" Now Mary stood outside the tomb weeping. As she wept, she bent over to look into the tomb and saw two angels in white, seated where Jesus’ body had been, one at the head and the other at the foot. They asked her, “Woman, why are you weeping?”“They have taken my Lord away,” she said, “and I don’t know where they have put him.” At this, she turned around and saw Jesus standing there, but she did not realize that it was Jesus. He asked her, “Woman, why are you crying? Who is it you are looking for?” Thinking he was the gardener, she said, “Sir, if you have carried him away, tell me where you have put him, and I will get him.” 16 Jesus said to her, “Mary.” She turned toward him and cried out in Aramaic, “Rabboni!” (John 20:11-16”).
I think there are very few of us who are not feeling the pain of the absence of receiving Jesus in the Holy Eucharist. As a daily communicant for decades, the yearning in my heart is painful, but I am finding at the same time, it is very beautiful.
How can that be , you may ask. Because in some ways I find I am feeling His presence even more deeply.
It is as if He has taken residence in the deep resises of my soul. A place I am sure He has always been, but often with the busyness of life I did not notice. With this new stillness and the silence of isolation I find I am suddenly much more aware of His presence.
It is truly a great gift of grace that this has happened for me. For a good part of my life I have struggled with abandonment. Pregnant as a teen, my father threw me out of the house and disowned me, then used this leverage, no job, no home, no money , no place to go, to coerce me into an abortion.
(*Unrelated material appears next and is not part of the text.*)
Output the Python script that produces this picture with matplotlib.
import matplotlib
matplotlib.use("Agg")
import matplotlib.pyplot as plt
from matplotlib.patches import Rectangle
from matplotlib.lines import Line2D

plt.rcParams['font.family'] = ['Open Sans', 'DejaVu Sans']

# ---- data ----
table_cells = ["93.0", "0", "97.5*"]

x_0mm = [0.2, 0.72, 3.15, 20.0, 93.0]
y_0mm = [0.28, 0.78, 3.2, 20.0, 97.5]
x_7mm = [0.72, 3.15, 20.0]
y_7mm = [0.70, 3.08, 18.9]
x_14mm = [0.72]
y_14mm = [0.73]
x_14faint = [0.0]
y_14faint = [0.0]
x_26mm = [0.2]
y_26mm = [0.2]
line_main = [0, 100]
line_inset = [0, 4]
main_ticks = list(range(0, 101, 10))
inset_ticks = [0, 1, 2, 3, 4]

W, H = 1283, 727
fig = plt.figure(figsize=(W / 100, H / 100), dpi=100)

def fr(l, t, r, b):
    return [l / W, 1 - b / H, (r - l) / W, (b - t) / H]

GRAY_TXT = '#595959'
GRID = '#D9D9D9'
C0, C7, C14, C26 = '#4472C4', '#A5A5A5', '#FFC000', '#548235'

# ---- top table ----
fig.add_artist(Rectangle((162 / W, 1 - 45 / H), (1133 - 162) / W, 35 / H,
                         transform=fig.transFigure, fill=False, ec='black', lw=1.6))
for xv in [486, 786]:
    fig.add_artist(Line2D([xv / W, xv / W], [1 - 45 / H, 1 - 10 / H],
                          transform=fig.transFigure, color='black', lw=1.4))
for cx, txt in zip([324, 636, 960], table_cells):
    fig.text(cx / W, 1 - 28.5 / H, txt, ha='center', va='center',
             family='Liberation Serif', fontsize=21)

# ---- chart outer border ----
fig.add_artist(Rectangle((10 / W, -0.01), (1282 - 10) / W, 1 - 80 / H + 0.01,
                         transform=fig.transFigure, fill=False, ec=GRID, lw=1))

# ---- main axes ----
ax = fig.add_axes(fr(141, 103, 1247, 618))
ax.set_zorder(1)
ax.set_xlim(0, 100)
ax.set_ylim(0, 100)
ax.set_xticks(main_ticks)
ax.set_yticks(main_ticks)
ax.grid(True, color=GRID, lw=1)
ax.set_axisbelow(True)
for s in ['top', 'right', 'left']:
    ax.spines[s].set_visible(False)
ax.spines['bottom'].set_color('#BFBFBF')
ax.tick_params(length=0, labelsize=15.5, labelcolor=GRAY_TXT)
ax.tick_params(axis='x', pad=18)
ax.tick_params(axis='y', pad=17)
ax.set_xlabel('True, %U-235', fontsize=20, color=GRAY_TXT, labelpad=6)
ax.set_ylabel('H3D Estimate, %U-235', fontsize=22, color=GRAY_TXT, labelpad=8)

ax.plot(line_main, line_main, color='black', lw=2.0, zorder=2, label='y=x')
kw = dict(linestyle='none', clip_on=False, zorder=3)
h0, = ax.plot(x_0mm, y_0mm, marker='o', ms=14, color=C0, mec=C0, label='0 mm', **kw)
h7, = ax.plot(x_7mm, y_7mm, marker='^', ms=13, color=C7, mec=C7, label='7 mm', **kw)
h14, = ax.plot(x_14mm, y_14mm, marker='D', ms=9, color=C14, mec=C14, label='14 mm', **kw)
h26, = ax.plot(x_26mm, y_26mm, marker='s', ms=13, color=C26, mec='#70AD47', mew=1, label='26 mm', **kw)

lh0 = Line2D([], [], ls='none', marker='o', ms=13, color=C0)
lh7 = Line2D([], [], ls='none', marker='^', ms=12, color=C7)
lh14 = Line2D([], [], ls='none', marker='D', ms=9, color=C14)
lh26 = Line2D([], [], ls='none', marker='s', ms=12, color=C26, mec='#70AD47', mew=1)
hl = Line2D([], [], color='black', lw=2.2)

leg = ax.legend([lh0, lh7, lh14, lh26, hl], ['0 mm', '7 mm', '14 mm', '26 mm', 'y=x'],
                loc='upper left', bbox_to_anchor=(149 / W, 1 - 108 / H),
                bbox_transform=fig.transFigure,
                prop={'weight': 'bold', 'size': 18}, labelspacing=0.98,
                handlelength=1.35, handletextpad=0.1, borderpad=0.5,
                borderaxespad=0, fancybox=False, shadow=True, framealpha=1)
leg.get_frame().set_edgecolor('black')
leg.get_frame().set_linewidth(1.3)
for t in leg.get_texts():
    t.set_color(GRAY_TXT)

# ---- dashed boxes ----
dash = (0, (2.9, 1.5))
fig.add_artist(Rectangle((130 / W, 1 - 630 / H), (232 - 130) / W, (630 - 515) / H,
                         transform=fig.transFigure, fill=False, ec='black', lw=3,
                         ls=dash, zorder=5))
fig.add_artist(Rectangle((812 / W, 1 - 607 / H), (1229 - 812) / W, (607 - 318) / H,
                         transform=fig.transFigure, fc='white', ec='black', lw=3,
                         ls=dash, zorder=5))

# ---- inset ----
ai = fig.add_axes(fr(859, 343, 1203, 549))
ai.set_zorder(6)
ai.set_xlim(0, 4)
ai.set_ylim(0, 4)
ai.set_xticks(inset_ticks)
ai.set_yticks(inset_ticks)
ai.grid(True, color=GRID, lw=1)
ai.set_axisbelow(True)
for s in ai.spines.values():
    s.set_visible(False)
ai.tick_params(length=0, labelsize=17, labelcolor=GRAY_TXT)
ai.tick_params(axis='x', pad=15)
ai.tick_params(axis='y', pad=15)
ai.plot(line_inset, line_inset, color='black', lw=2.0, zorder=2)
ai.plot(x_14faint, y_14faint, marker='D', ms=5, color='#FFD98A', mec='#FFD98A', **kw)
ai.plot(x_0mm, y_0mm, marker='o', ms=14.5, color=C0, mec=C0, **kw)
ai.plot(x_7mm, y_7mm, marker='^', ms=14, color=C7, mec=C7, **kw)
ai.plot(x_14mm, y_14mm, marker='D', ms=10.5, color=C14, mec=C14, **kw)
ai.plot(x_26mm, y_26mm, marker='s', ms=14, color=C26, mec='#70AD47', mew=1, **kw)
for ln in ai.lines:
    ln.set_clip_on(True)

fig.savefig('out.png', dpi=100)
Feeling desperate with no other choice, I unfortunately gave in.
For years after, this abortion not only left me totally broken and separated from God because of the loss of my child, but it also left me with huge abandonment issues and an inability to feel God the Father's love even when I returned to the church.
The mere thought of being abandoned could throw me into the deepest despair and paralyzing fear. It was as if I could never survive and I was fearful of being close to anyone for fear I would be abandoned once again. After all, a father is suppose to protect their child and love them unconditionally, how could I trust anyone when I had never experienced a father's love and no idea what true love was like.
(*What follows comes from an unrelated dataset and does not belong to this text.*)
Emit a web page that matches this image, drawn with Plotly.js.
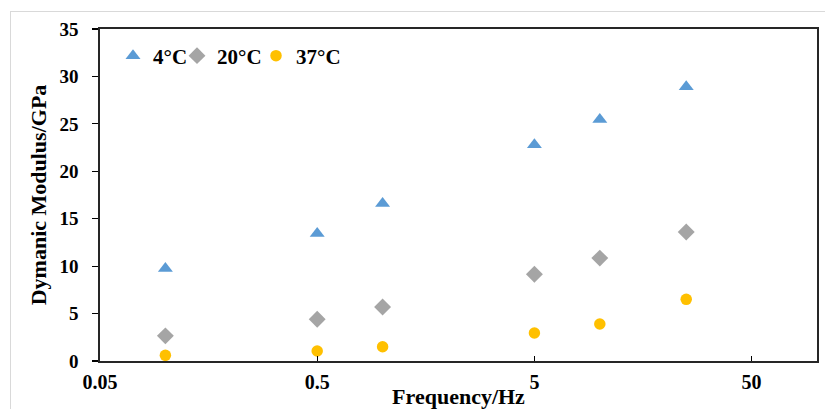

Through good spiritual direction I began to come to know Christ. I learned to also embrace the abandonment in me by praying and inviting Jesus and Mary into this very deep wound. I asked them to embrace it, to love it and yes, to even be grateful for it in me. It was a hard prayer to say and many times in the midst of the spiritual attacks that were so much a part of my life, I would often think I would never make it through, but little by little things changed. I would learn over time to "know" what His love was, even if I could not "feel" it.
This place of excruciating pain slowly evolved. I was given the grace to see through prayer, that the abandonment of Jesus on the cross was experienced by Him so that I would know He knew what it was like to feel this pain. I learned that He was in my abandonment with me. The deeper I went into the wound the more I knew He was present. This place of intense aloneness became the very place of my deepest intimacy with Christ and a place I slowly came to love.
I have found this absence of receiving Jesus in the Eucharist, is not unlike my experience of my wound of abandonment. Of course, I look forward with joyful anticipation to receiving Jesus sacramentally again, but I have found that I am also confirmed in "knowing" His presence within me. They may have taken my Lord away, but they can never take away His life within me.